Ask any landowner their opinion of beaver working in streams and rivers on a property, and you’ll likely get a mixed reaction. Beaver are, after all, powerhouse workers that could potentially have major — and sometimes problematic — impacts on a landscape. But the messy work that beaver do can also have major benefits, according to Nate Norman of the Beaver Ecology and Relocation Center at Utah State University.
A growing number of land managers and ranchers are noting the perks of having a beaver-in-residence, and are inviting the animals to find a home on their property — with the help of the team at the Relocation Center. The group traps nuisance beavers, evaluates them at the facility’s “beaver bunkhouse” and releases them again into the wild, by invitation only.
First-year Wildlife Ecology and Management student Hailey Simko attended a release in the high Uintas of a recently-trapped beaver family — two adults and two kits. She accompanied the team from the beaver bunkhouse on a 3½ hour drive into the backcountry, with the animals carefully bermed by ice and their cages covered in wet towels to keep them cool and to minimize stress.
“It was awesome to see what this kind of interaction with animals was like in the field,” Simko said. “They were treated with a lot of care and attention and released in what seems an ideal location.”
They seemed so calm and at home it was actually a bit anticlimactic to see them swim away after the release, she said.

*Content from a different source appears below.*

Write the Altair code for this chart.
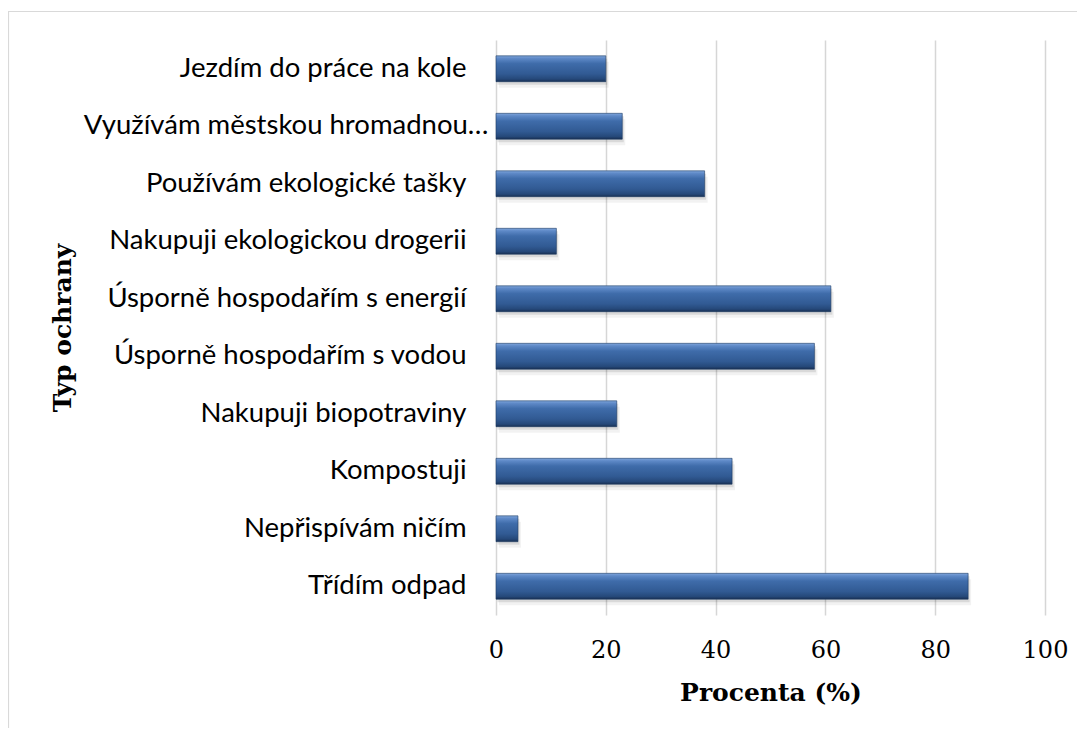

The center offers landowners grappling with problem animals an alternative to lethal trapping. At their new home, beavers have the chance to create wetland habitat, increase biodiversity, improve water quality and even store water to minimize the impacts of droughts, floods and wildfire.
“It’s a win-win-win,” said Becky Yeager, volunteer coordinator at the Relocation Center. “We are saving the beavers, keeping their family intact as much as possible, and putting them in an area where they can restore habitat.”